Rosie Legge's advantage is capitalising on the opposition's natural reluctance to launch their fastest deliveries at a woman. For Rosie is indisputably a woman. In fact, the prospect of sharing the changing room with Rosie is a significant factor in keeping recruitment up. There was some initial difficulty with the League, but they couldn't find anything in the Laws of Cricket which said that a woman should not play in an otherwise male team. In the end they gave way, saving face by insisting that she should wear some additional body armour at the crease. This exaggerates Rosie's already pulchritudinous figure. In the field, we place her at at mid-on in a loose shirt. Opposing batsmen are apt to roll gentle ground shots her way, just to watch her stoop to collect them, which sends their heart rates up and keeps their run rate down.

Even the scorer is a secret weapon. Darryl Wright became scorer by accident. Our Chairman, Brigadier 'Tommy' Gunne-Court, overheard him telling a friend at the Summer Fayre Dance in the village hall that he "would give anything to score, just once" and immediately instructed him to report for Saturday's match against Pratts Bottom, under the impression that he was doing the lad a favour. Darryl has never had the courage to wriggle out of it, and is now entering his third season. His mathematical illiteracy and short attention span have proved to be an unexpected advantage. He reacts so slowly, and puts the wrong numbers up so often, that opposition batsmen become seriously distracted by the erratic display on the scorebox, and play with only one eye on the ball. Darryl wears whites for away games, in the hope that girls will think he's one of the team. He hasn't worked out that, a) girls don't watch cricket and, b) he still looks like a knob.

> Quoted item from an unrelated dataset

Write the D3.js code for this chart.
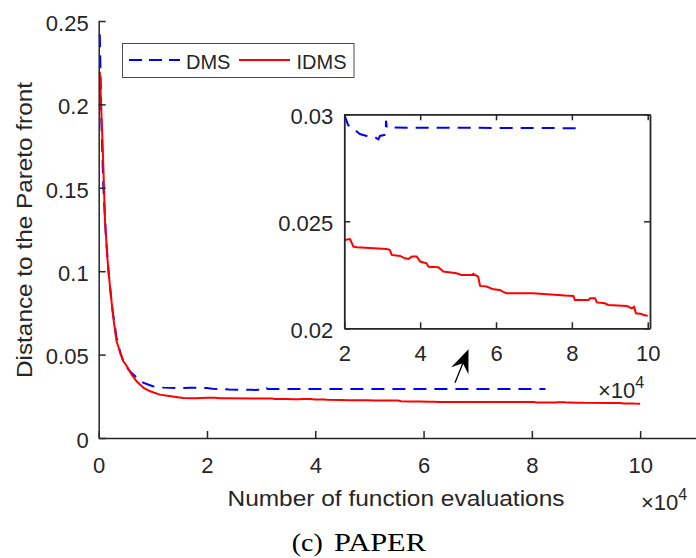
<!DOCTYPE html>
<html>
<head>
<meta charset="utf-8">
<script src="https://cdn.jsdelivr.net/npm/d3@7"></script>
<style>
  body { margin:0; background:#fff; }
  text { font-family: "Liberation Sans", Arial, sans-serif; fill:#262626; }
  text.serif { font-family: "Liberation Serif", "Times New Roman", serif; fill:#000; }
</style>
</head>
<body>
<div id="chart"></div>
<script>
// function evaluations (x 10^4) and distance to the Pareto front
var dmsX = [0.02,0.05,0.086,0.13,0.18,0.25,0.33,0.40,0.455,0.55,0.64,0.75,0.83,1.0,1.2,1.44,1.7,2.0,
            2.1,2.28,2.41,2.59,2.81,2.9,2.94,3.09,3.1,3.12,5.0,8.25];
var dmsY = [0.242,0.19,0.150,0.123,0.100,0.078,0.060,0.051,0.046,0.041,0.038,0.035,0.033,0.031,0.0302,0.0300,0.0301,0.0300,
            0.0295,0.02927,0.02908,0.02899,0.02893,0.02883,0.02899,0.02905,0.0297,0.02938,0.02937,0.02935];

var idmsX = [0.02,0.074,0.117,0.16,0.21,0.27,0.33,0.39,0.455,0.52,0.61,0.7,0.83,0.95,1.13,1.3,1.56,1.8,
             2.0,2.15,2.24,2.33,3.12,3.2,3.25,3.47,3.6,3.69,3.78,3.91,4.0,4.17,4.22,4.48,4.61,4.96,5.09,5.36,
             5.4,5.53,5.58,5.75,5.93,6.1,6.19,6.28,6.98,7.82,8.04,8.08,8.44,8.48,8.61,8.66,8.87,8.96,9.45,
             9.58,9.64,9.69,9.84,9.89,10.0];
var idmsY = [0.2195,0.1745,0.130,0.108,0.090,0.072,0.058,0.052,0.046,0.043,0.038,0.034,0.030,0.028,0.026,0.0252,0.0240,0.0239,
             0.02413,0.02417,0.02382,0.02379,0.02371,0.02366,0.02343,0.02338,0.02327,0.02324,0.02335,0.02335,0.02312,0.02304,
             0.02288,0.02285,0.02265,0.02257,0.02249,0.02249,0.02254,0.02241,0.02198,0.02195,0.02182,0.02179,0.0217,0.02164,
             0.02164,0.02153,0.02151,0.02132,0.02132,0.0214,0.0214,0.02121,0.02117,0.02109,0.02104,0.02093,0.021,0.0207,
             0.02067,0.02062,0.02059];

var mainXTicks = [0,2,4,6,8,10];
var mainYTicks = [0,0.05,0.1,0.15,0.2,0.25];
var insetXTicks = [2,4,6,8,10];
var insetYTicks = [0.02,0.025,0.03];
var seriesNames = ["DMS","IDMS"];

var dms = dmsX.map(function(d,i){ return [d, dmsY[i]]; });
var idms = idmsX.map(function(d,i){ return [d, idmsY[i]]; });

var W = 696, H = 558;
var axisColor = "#262626";

var svg = d3.select("#chart").append("svg")
    .attr("width", W).attr("height", H);

// ---- main axes
var x = d3.scaleLinear().domain([0, 11.05]).range([98.7, 697]);
var y = d3.scaleLinear().domain([0, 0.25]).range([438, 21]);

var line = d3.line().x(function(d){return x(d[0]);}).y(function(d){return y(d[1]);});

svg.append("path").datum(dms)
    .attr("d", line).attr("fill","none")
    .attr("stroke","#0000ff").attr("stroke-width",2).attr("stroke-dasharray","13,8");
svg.append("path").datum(idms)
    .attr("d", line).attr("fill","none")
    .attr("stroke","#ff0000").attr("stroke-width",2);

var xAxis = svg.append("g").attr("transform","translate(0,438)")
    .call(d3.axisBottom(x).tickValues(mainXTicks).tickSizeInner(-7).tickSizeOuter(0).tickPadding(19)
          .tickFormat(d3.format("d")));
var yAxis = svg.append("g").attr("transform","translate(98.7,0)")
    .call(d3.axisLeft(y).tickValues(mainYTicks).tickSizeInner(-7).tickSizeOuter(0).tickPadding(10)
          .tickFormat(function(d){ return d === 0 ? "0" : String(+d.toFixed(3)); }));

[xAxis, yAxis].forEach(function(a){
  a.select(".domain").attr("stroke", axisColor).attr("stroke-width",1.5);
  a.selectAll(".tick line").attr("stroke", axisColor).attr("stroke-width",1.5);
  a.selectAll(".tick text").attr("font-size",22).attr("fill",axisColor);
});
yAxis.selectAll(".tick text").attr("dy","0.42em");

// axis labels
svg.append("text").attr("x", 396).attr("y", 506)
    .attr("text-anchor","middle").attr("font-size",22)
    .attr("textLength",337).attr("lengthAdjust","spacingAndGlyphs")
    .text("Number of function evaluations");
svg.append("text").attr("transform","translate(32,230) rotate(-90)")
    .attr("text-anchor","middle").attr("font-size",22)
    .attr("textLength",296).attr("lengthAdjust","spacingAndGlyphs")
    .text("Distance to the Pareto front");

// x10^4 main
var mexp = svg.append("text").attr("x", 641).attr("y", 510).attr("font-size",22);
mexp.append("tspan").text("\u00d7");
mexp.append("tspan").text("10");
mexp.append("tspan").attr("font-size",16).attr("dy",-10).text("4");

// ---- legend
var leg = svg.append("g");
leg.append("rect").attr("x",122.5).attr("y",43.5).attr("width",231.5).attr("height",34)
    .attr("fill","#fff").attr("stroke","#4d4d4d").attr("stroke-width",1);
leg.append("line").attr("x1",129).attr("x2",180).attr("y1",60).attr("y2",60)
    .attr("stroke","#0000ff").attr("stroke-width",2).attr("stroke-dasharray","13,7");
leg.append("text").attr("x",186).attr("y",68.5).attr("font-size",20).text(seriesNames[0]);
leg.append("line").attr("x1",239).attr("x2",290).attr("y1",60).attr("y2",60)
    .attr("stroke","#ff0000").attr("stroke-width",2);
leg.append("text").attr("x",296.5).attr("y",68.5).attr("font-size",20).text(seriesNames[1]);

// ---- inset
var ix = d3.scaleLinear().domain([2, 10.06]).range([344.3, 650]);
var iy = d3.scaleLinear().domain([0.02, 0.03]).range([328.3, 114.3]);
var iline = d3.line().x(function(d){return ix(d[0]);}).y(function(d){return iy(d[1]);});

var inset = svg.append("g");
inset.append("rect").attr("x",344.3).attr("y",114.3).attr("width",650-344.3).attr("height",328.3-114.3)
    .attr("fill","#fff");
svg.append("clipPath").attr("id","iclip").append("rect")
    .attr("x",344.3).attr("y",114.3).attr("width",650-344.3).attr("height",328.3-114.3);

var ig = inset.append("g").attr("clip-path","url(#iclip)");
ig.append("path").datum(dms.filter(function(d){return d[0] >= 1.9;}))
    .attr("d", iline).attr("fill","none")
    .attr("stroke","#0000ff").attr("stroke-width",2).attr("stroke-dasharray","13,8");
ig.append("path").datum(idms.filter(function(d){return d[0] >= 1.9;}))
    .attr("d", iline).attr("fill","none")
    .attr("stroke","#ff0000").attr("stroke-width",2);

var ixAxis = inset.append("g").attr("transform","translate(0,328.3)")
    .call(d3.axisBottom(ix).tickValues(insetXTicks).tickSizeInner(-6).tickSizeOuter(0).tickPadding(17)
          .tickFormat(d3.format("d")));
var iyAxis = inset.append("g").attr("transform","translate(344.3,0)")
    .call(d3.axisLeft(iy).tickValues(insetYTicks).tickSizeInner(-6).tickSizeOuter(0).tickPadding(11)
          .tickFormat(function(d){ return String(+d.toFixed(3)); }));
var ixTop = inset.append("g").attr("transform","translate(0,114.3)")
    .call(d3.axisTop(ix).tickValues(insetXTicks).tickSizeInner(-6).tickSizeOuter(0).tickFormat(""));
var iyRight = inset.append("g").attr("transform","translate(650,0)")
    .call(d3.axisRight(iy).tickValues(insetYTicks).tickSizeInner(-6).tickSizeOuter(0).tickFormat(""));

[ixAxis, iyAxis, ixTop, iyRight].forEach(function(a){
  a.select(".domain").attr("stroke", axisColor).attr("stroke-width",1.8);
  a.selectAll(".tick line").attr("stroke", axisColor).attr("stroke-width",1.5);
  a.selectAll(".tick text").attr("font-size",22).attr("fill",axisColor);
});
iyAxis.selectAll(".tick text").attr("dy","0.4em");

var iexp = svg.append("text").attr("x", 598).attr("y", 398).attr("font-size",22);
iexp.append("tspan").text("\u00d7");
iexp.append("tspan").text("10");
iexp.append("tspan").attr("font-size",16).attr("dy",-10).text("4");

// ---- arrow pointing at the inset (drawn in main data coords)
var tail = [6.58, 0.0331], tip = [6.83, 0.0532];
var tx = x(tip[0]), ty = y(tip[1]);
var ang = Math.atan2(y(tail[1]) - ty, x(tail[0]) - tx);
function pt(len, off){
  return [tx + len*Math.cos(ang + off), ty + len*Math.sin(ang + off)];
}
svg.append("line").attr("x1", x(tail[0])).attr("y1", y(tail[1]))
    .attr("x2", pt(14,0)[0]).attr("y2", pt(14,0)[1])
    .attr("stroke","#000").attr("stroke-width",1.3);
var head = [[tx,ty], pt(25,0.38), pt(15,0), pt(25,-0.38)];
svg.append("path").attr("d", "M" + head.map(function(p){return p.join(",");}).join("L") + "Z")
    .attr("fill","#000");

// ---- caption
svg.append("text").attr("class","serif").attr("x", 291.7).attr("y", 551)
    .attr("font-size",25).attr("textLength",31).attr("lengthAdjust","spacingAndGlyphs")
    .text("(c)");
svg.append("text").attr("class","serif").attr("x", 334).attr("y", 551)
    .attr("font-size",25).attr("textLength",92).attr("lengthAdjust","spacingAndGlyphs")
    .text("PAPER");
</script>
</body>
</html>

Our first fixture is a pre-season warm-up against Boughton Valence, at home on the 29th. The tearaways from the estate drove all over the pitch in a stolen car after last week's rain, so the wicket is not at its best. Skipper Rob Staples tried to cut and roll the grass with the tractor at the weekend, but his wallet fell out of his back pocket and got shredded by the gang mower. It took him the rest of the day to sellotape £40 in notes back together, so the mowing never got finished.

What with one thing and another, Boughton don't stand a chance.